The premium demanded to hold Turkish hard currency sovereign bonds over safe-haven US Treasuries soared by 136 basis points throughout 2021, based on the JPMorgan EMBI global diversified index.

The cost of insuring exposure to Turkish debt based on five-year credit default swaps nearly doubled over the year to 566 basis points from 305, data from IHS Markit showed.

To ease the economic turmoil of the weakened currency, the president unveiled a scheme last week in which the state protects converted local deposits from losses versus hard currencies, sparking a 50 percent rally in the lira with the support of the central bank.

Under the new deposit scheme, intended to reverse the tide of dollarisation, the state covers the difference between deposit rates and the foreign exchange and gold rate for lira converted into the new instrument.

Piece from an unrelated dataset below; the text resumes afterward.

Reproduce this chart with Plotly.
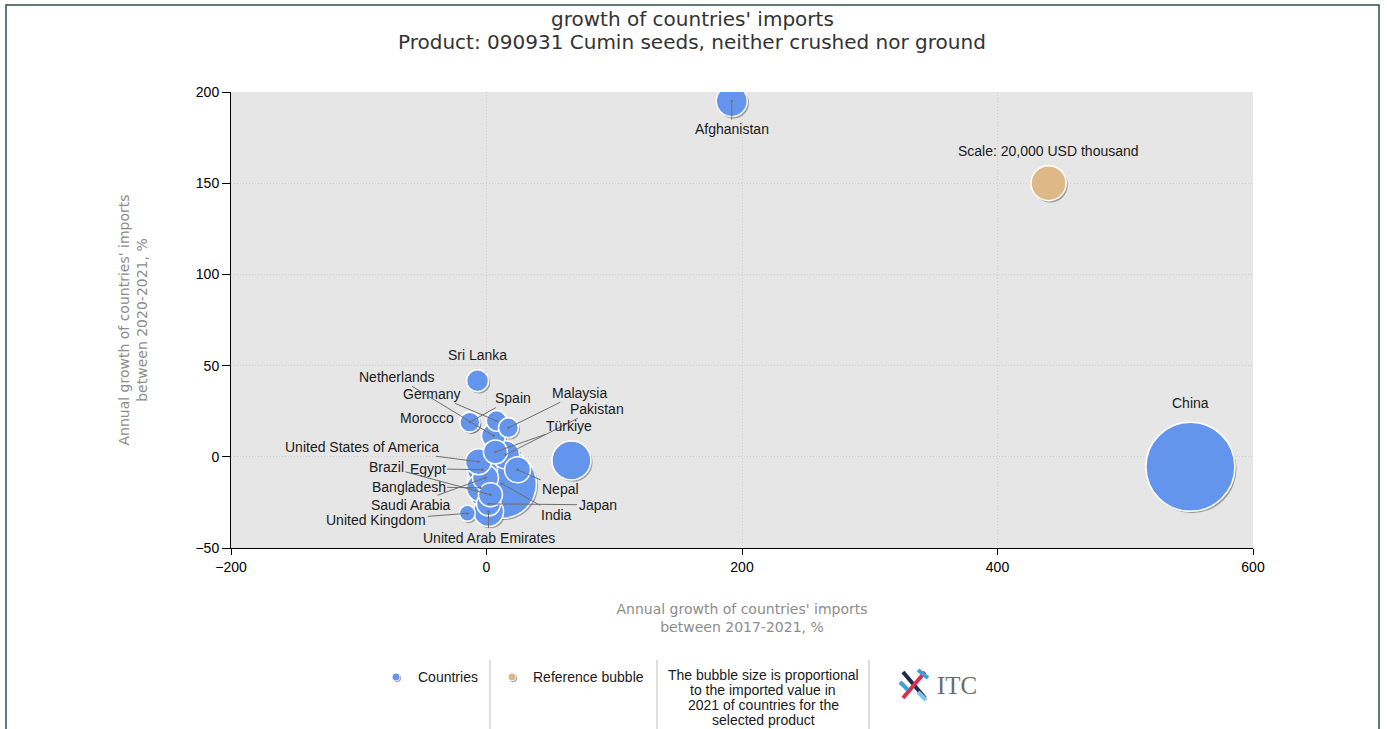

Finance Minister Nureddin Nebati said this week the population's dollar holdings had fallen, but official data on Thursday showed local holdings, including companies, of hard currencies soared to a record $238.97bn last week.

At the same time, the central bank's net foreign currency holdings - its effective buffer against financial crisis - plunged to a near two-decade low of $8.63bn.

Experts have also warned that the lira's depreciation puts a huge burden on the average Turkish citizen, who is now struggling to make ends meet amid soaring prices.

Bread prices have shot up by 25 percent in the past month alone, creating long lines of people outside subsidised bakeries owned by local municipalities.

Flour prices have jumped by 300 percent in a year, while other basic items such as milk and cheese have seen a 47 percent price rise due to increasing costs.